Arrested Reporter Writes His Story

Jonathan Meador, the Nashville Scene reporter arrested along with Occupy Nashville protesters, has written up an account of the evening. Excerpts:
While waiting in line to be processed onto the idling Department of Correction bus along with the others who’d been snatched up, I started to burp up my meal from earlier in the evening — an overpriced hamburger with fries and Jack and Coke. The trooper shot me a smirk.
“Smells like you been drinkin’ tonight,” he said. A few moments later, he informed one of his comrades to cite me for public intoxication.
“You’ve got to be kidding me!” I said. At that moment I happened to notice my colleagues standing near the bus, in various stages of what I can only describe as freaking the hell out. I yelled out to them to call my editor.
…(After being arrested and listening to conversations of others arrested) Normally, such talk strikes me as the fringe ramblings of stereotypical anarchists or right-wing conspiracists. But after what happened tonight, I felt only a chill.

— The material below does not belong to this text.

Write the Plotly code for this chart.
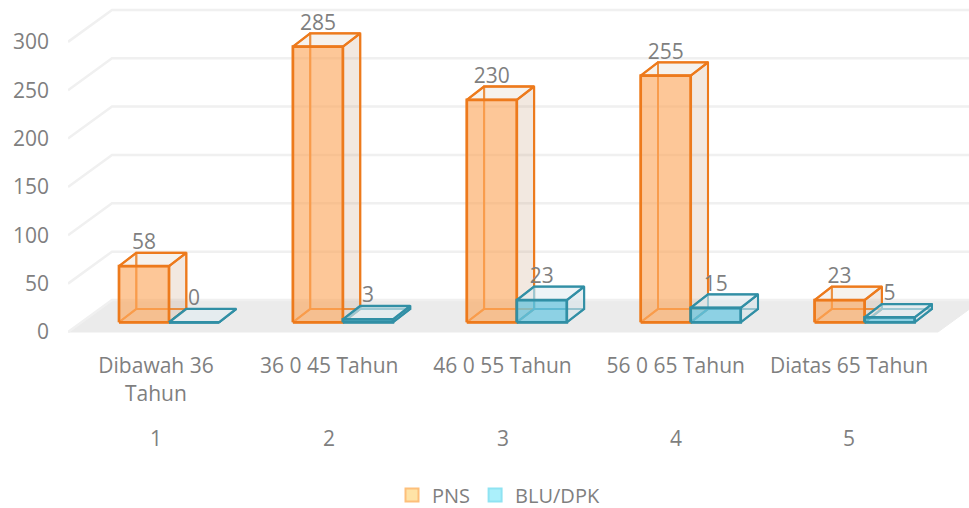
import plotly.graph_objects as go

# data
categories = ["Dibawah 36", "36 0 45 Tahun", "46 0 55 Tahun", "56 0 65 Tahun", "Diatas 65 Tahun"]
level_labels = ["1", "2", "3", "4", "5"]
positions = [1, 2, 3, 4, 5]
pns_values = [58, 285, 230, 255, 23]
blu_values = [0, 3, 23, 15, 5]
y_ticks = [0, 50, 100, 150, 200, 250, 300]

FONT = "Open Sans"
GREY = "#7f7f7f"

W, H = 969, 508
PLOT_L, PLOT_H = 68, 340
PX_X = 173.9          # pixels per category
PX_Y = 0.967          # pixels per value unit
ZERO_PX = 332         # pixel row of value 0 on the front plane

x_range = [1 + (PLOT_L - 156) / PX_X, 1 + (W - 156) / PX_X]
y_range = [(ZERO_PX - PLOT_H) / PX_Y, ZERO_PX / PX_Y]

# oblique offsets, in axis units
WALL_DX, WALL_DY = 44 / PX_X, 32 / PX_Y
BOX_DX, BOX_DY = 17.3 / PX_X, 13.4 / PX_Y
BASE_Y = 9.7 / PX_Y
BAR_W = 50 / PX_X
PNS_LEFT = -37 / PX_X
LABEL_GAP = -1.5 / PX_Y

# the axis labels run a little tighter than the bars
label_positions = [p - (p - 1) * 0.65 / PX_X for p in positions]

fig = go.Figure()


def add_poly(xs, ys, fill, line, width):
    fig.add_trace(go.Scatter(
        x=xs, y=ys, mode="lines", fill="toself", fillcolor=fill,
        line=dict(color=line, width=width),
        showlegend=False, hoverinfo="skip",
    ))


def join(polys):
    xs, ys = [], []
    for px, py in polys:
        xs += px + [px[0], None]
        ys += py + [py[0], None]
    return xs, ys


def add_boxes(values, left, stroke, inner, front_fill, side_fill, top_fill):
    back, side, top, front = [], [], [], []
    for pos, val in zip(positions, values):
        x0 = pos + left
        x1 = x0 + BAR_W
        y0 = BASE_Y
        y1 = BASE_Y + val
        xb0, xb1 = x0 + BOX_DX, x1 + BOX_DX
        yb0, yb1 = y0 + BOX_DY, y1 + BOX_DY
        back.append(([xb0, xb1, xb1, xb0], [yb0, yb0, yb1, yb1]))
        back.append(([x0, xb0, xb0, x0], [y0, yb0, yb1, y1]))
        back.append(([x0, x1, xb1, xb0], [y0, y0, yb0, yb0]))
        side.append(([x1, xb1, xb1, x1], [y0, yb0, yb1, y1]))
        top.append(([x0, x1, xb1, xb0], [y1, y1, yb1, yb1]))
        front.append(([x0, x1, x1, x0], [y0, y0, y1, y1]))
    add_poly(*join(back), "rgba(0,0,0,0)", inner, 2)
    add_poly(*join(side), side_fill, stroke, 2.1)
    add_poly(*join(top), top_fill, stroke, 2.3)
    add_poly(*join(front), front_fill, stroke, 2.7)


# floor
floor_right = x_range[0] + 870 / PX_X
add_poly(
    [x_range[0], floor_right, floor_right + WALL_DX, x_range[0] + WALL_DX],
    [0, 0, WALL_DY, WALL_DY],
    "#ebebeb", "#ebebeb", 1,
)

# gridlines: slanted part on the left wall, then straight along the back wall
for tick in y_ticks:
    fig.add_trace(go.Scatter(
        x=[x_range[0], x_range[0] + WALL_DX, x_range[1]],
        y=[tick, tick + WALL_DY, tick + WALL_DY],
        mode="lines", line=dict(color="#f0f0f0", width=2.5),
        showlegend=False, hoverinfo="skip",
    ))

add_boxes(pns_values, PNS_LEFT, "#ed7a1c", "rgba(243,140,50,0.85)",
          "rgba(252,165,88,0.62)", "rgba(190,140,100,0.2)", "rgba(190,160,130,0.14)")
add_boxes(blu_values, PNS_LEFT + BAR_W, "#318fa5", "rgba(49,143,165,0.85)",
          "rgba(110,200,225,0.75)", "rgba(215,228,234,0.6)", "rgba(225,236,242,0.6)")

# data labels sit just above the back top edge of each box
for values, left in ((pns_values, PNS_LEFT), (blu_values, PNS_LEFT + BAR_W)):
    fig.add_trace(go.Scatter(
        x=[p + left + BAR_W / 2 for p in positions],
        y=[v + BASE_Y + BOX_DY + LABEL_GAP for v in values],
        mode="text", text=[str(v) for v in values], textposition="top center",
        textfont=dict(family=FONT, size=21, color=GREY),
        showlegend=False, hoverinfo="skip", cliponaxis=False,
    ))

# legend entries
for name, fill, edge in (("PNS", "#ffe3a6", "#fdbf7a"), ("BLU/DPK", "#abf0fb", "#8fe3f2")):
    fig.add_trace(go.Scatter(
        x=[None], y=[None], mode="markers", name=name,
        marker=dict(symbol="square", size=13, color=fill, line=dict(color=edge, width=2)),
    ))

# wrapped second line of the first category, and the outer level of the axis
fig.add_annotation(text="Tahun", x=label_positions[0], xref="x", y=-53 / PLOT_H, yref="paper",
                   yanchor="middle", showarrow=False,
                   font=dict(family=FONT, size=21, color=GREY))
for pos, lab in zip(label_positions, level_labels):
    fig.add_annotation(text=lab, x=pos, xref="x", y=-98 / PLOT_H, yref="paper",
                       yanchor="middle", showarrow=False,
                       font=dict(family=FONT, size=21, color=GREY))

fig.update_layout(
    width=W, height=H,
    margin=dict(l=PLOT_L, r=0, t=0, b=H - PLOT_H, pad=0),
    paper_bgcolor="white", plot_bgcolor="white",
    font=dict(family=FONT, size=21, color=GREY),
    xaxis=dict(
        range=x_range, tickmode="array", tickvals=label_positions, ticktext=categories,
        showgrid=False, zeroline=False, showline=False, ticks="",
        tickfont=dict(family=FONT, size=21, color=GREY), ticklabelstandoff=11,
    ),
    yaxis=dict(
        range=y_range, tickmode="array", tickvals=y_ticks,
        showgrid=False, zeroline=False, showline=False, ticks="",
        tickfont=dict(family=FONT, size=21, color=GREY), ticklabelstandoff=18,
    ),
    legend=dict(
        orientation="h", x=0.5 + 14 / W, xanchor="center", xref="container",
        y=(H - 495) / H, yanchor="middle", yref="container",
        font=dict(family=FONT, size=20, color=GREY), itemwidth=30,
    ),
)

fig.write_html("out.html", config=dict(displayModeBar=False),
               post_script="document.body.style.margin='0';")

On and on it went, while all I could think of was getting home to bed. Abruptly, we heard cheers erupt from the women’s cell. One of them had been checking her Twitter account. She learned that the sitting magistrate — again, Tom Nelson — threw out the charges against us and demanded that we be released immediately.
Since the troopers hadn’t confiscated any of my equipment, I pulled out my phone and began clandestinely tweeting in the cell. Indeed, multiple sources were reporting that Nelson declared our detainment unconstitutional. “Can I go home now?” I tweeted. To celebrate, I gathered the men into a line and proceeded to take their picture with my smart phone.

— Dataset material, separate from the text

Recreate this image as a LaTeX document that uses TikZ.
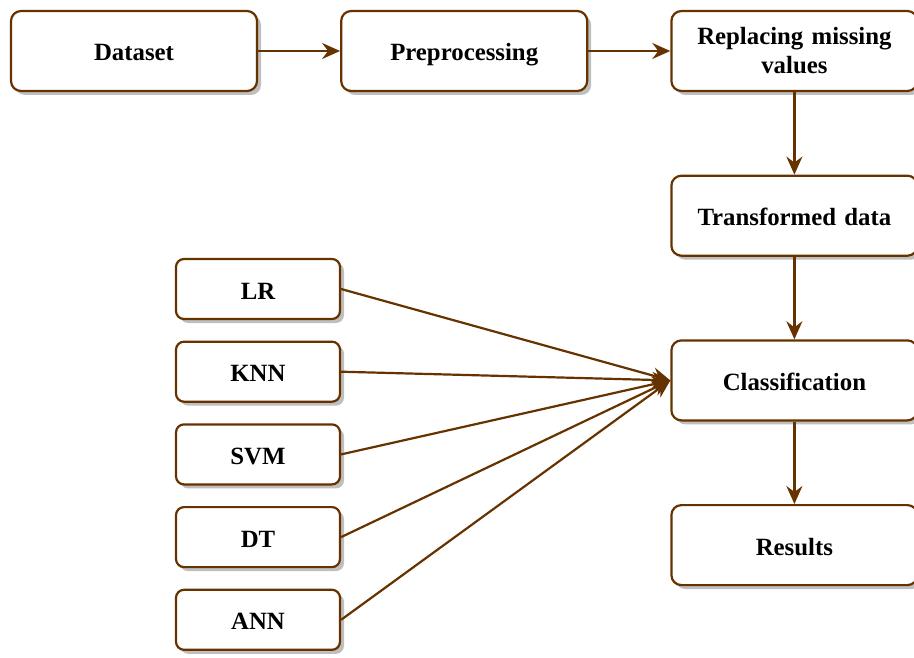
\documentclass[tikz,border=0pt]{standalone}
\usepackage{fontspec}
\setmainfont{Liberation Serif}
\usetikzlibrary{positioning,shadows,arrows.meta}
\definecolor{flowbrown}{RGB}{102,51,0}

\tikzset{
  flowbox/.style={rectangle, rounded corners=10pt, draw=flowbrown, line width=2.2pt, fill=white,
    minimum width=246pt, minimum height=80pt, text width=230pt, align=center,
    font=\fontsize{24.8}{29}\selectfont\bfseries,
    drop shadow={shadow xshift=4pt, shadow yshift=-4pt, fill=black!25, opacity=1}},
  stagebox/.style={flowbox, text height=24pt, text depth=4pt},
  modelbox/.style={stagebox, rounded corners=8pt, minimum width=164pt, minimum height=60pt, text width=150pt},
  flow/.style={draw=flowbrown, line width=2.2pt, -{Stealth[length=18pt, width=16pt, inset=6pt]}}
}

\begin{document}
\begin{tikzpicture}[x=1pt, y=-1pt]
    \useasboundingbox (0,0) rectangle (914,658);
    % Pipeline
    \node (dataset) [stagebox] at (134,51) {Dataset};
    \node (prep) [stagebox, right=82pt of dataset] {Preprocessing};
    \node (replace) [flowbox, right=82pt of prep] {Replacing missing\\values};
    \node (transform) [stagebox, below=82.5pt of replace] {Transformed data};
    \node (classify) [stagebox, below=82.5pt of transform] {Classification};
    \node (results) [stagebox, below=82.5pt of classify] {Results};

    % Models
    \node (lr) [modelbox] at (258,289) {LR};
    \node (knn) [modelbox, below=20.5pt of lr] {KNN};
    \node (svm) [modelbox, below=20.5pt of knn] {SVM};
    \node (dt) [modelbox, below=20.5pt of svm] {DT};
    \node (ann) [modelbox, below=20.5pt of dt] {ANN};

    % Connections
    \draw [flow] (dataset) -- (prep);
    \draw [flow] (prep) -- (replace);
    \draw [flow] (replace) -- (transform);
    \draw [flow] (transform) -- (classify);
    \draw [flow] (classify) -- (results);
    \foreach \m in {lr,knn,svm,dt,ann}
        \draw [flow] (\m.east) -- (classify.west);
\end{tikzpicture}
\end{document}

“All right,” I said. “Say, ‘Bill Haslam!’ ”
It was a stupid act of bravado, though. When I attempted to upload the picture to the Internet, one of the guards caught me. “Hey!” he shouted. “You can’t be playin’ with that in here!”
He attempted to take it from me and I pulled it back. That was a bad idea. The guard smacked the phone out of my hand, and it ricocheted off the concrete cell wall. “You know I could charge you with a felony for that?” he screamed. “That’s contraband! You’re not supposed to have that in here! That’s a felony!”
Everyone was quiet. I didn’t feel so brave now. I said I hadn’t been searched. I said nothing of mine had been confiscated. I even pointed out no one had told me the items were illegal.
“I know your little buddy, this guy, here was here last night,” he said, pointing to one of the men who’d been arrested in the previous night’s raid. “He knows better. He shoulda told you. I know he knows better.”
“Nobody said anything,” I said. “I’m sorry. I didn’t know.”
For a moment the guard stood there. He turned around and picked up my phone, which, surprisingly, was intact. He handed it back to me.
“Since these are … special circumstances,” he shouted, “I’m going to give this back to you. But don’t play with it again!”
I thanked him. I slid the phone into my laptop bag. My cellmates started laughing when he left the room.